Hammerson Plc (HMSO), the U.K. and France retail property specialist, announced a plan to develop a shopping mall at the Whitgift center in south London, a site that Australia’s Westfield Group (WDC) also plans to build on.
Hammerson is proposing a 1.4 million square-foot (130,000 square-meter) project for the Croydon site that would cost as much as much as 900 million pounds ($1.4 billion), the company said today in a statement.
Britain’s third-largest real-estate company by market value was appointed in April by leasehold owners Royal London Asset Management Ltd. and Irish Bank Resolution Corp.’s IBRC Assurance unit to manage and redevelop the Croydon center. Sydney-based Westfield is planning a development on the same site after signing a deal in November with the Whitgift Foundation, which owns the site’s freehold.
Hammerson’s proposal “is a very significant investment in a part of London that is crying out for regeneration,” Chief Executive Officer David Atkins said on a call to reporters today. Further details on the plan will be announced “in the next few days,” he said.
The company agreed to sell most of its London office portfolio to Brookfield Office Properties Inc. (BPO) in June for 518 million pounds betting that shopping malls will outperform other real estate. It said the value of its properties rose in the first six months of the year on increasing demand for shops and offices in the U.K. and France.
Adjusted net asset value increased to 535 pence from 530 pence through December, the London-based company said in a statement today. Adjusted earnings per share gained 6.3 percent to 10.2 pence.

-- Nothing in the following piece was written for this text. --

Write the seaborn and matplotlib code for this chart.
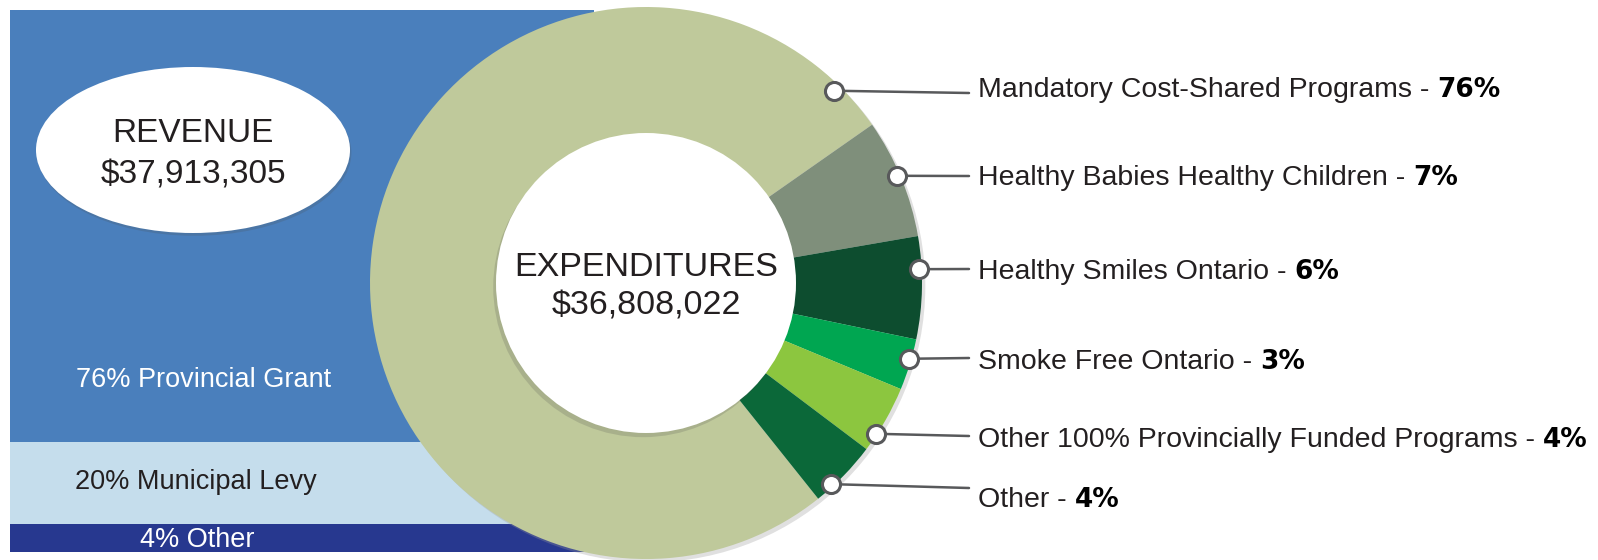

“We have created a focused retail business by accelerating our plans to sell the London office assets through a single transformational deal,” Atkins said in today’s statement. “We expect to deliver further growth to shareholders by building scale in our chosen retail sectors through extensions, developments and acquisitions.”
Hammerson has gained 29 percent in London trading this year, the second highest in the 11-member FTSE350 REIT Index (F3REITS), behind Great Portland Estates Plc. (GPOR) The stock was little changed at 463.1 pence as of 9:46 a.m., giving the company a market value of 3.3 billion pounds.
Net income fell to 47.2 million pounds from 188.3 million pounds a year earlier after a one-time gain wasn’t repeated. Like-for-like net rental income increased by 2.4 percent in the period as group retail occupancy climbed to 97.5 percent from 97 percent. The interim dividend increased 5.5 percent to 7.7 pence a share.
“Overall, these are a good set of results, with Hammerson beating the market and our estimates,” said Harm Meijer, an analyst at JPMorgan Chase & Co., who rates the stock at overweight, meaning he expects it outperform the average total return of stocks covered by him over the next six to 12 months. “But they also highlight the weakness in the broader market.”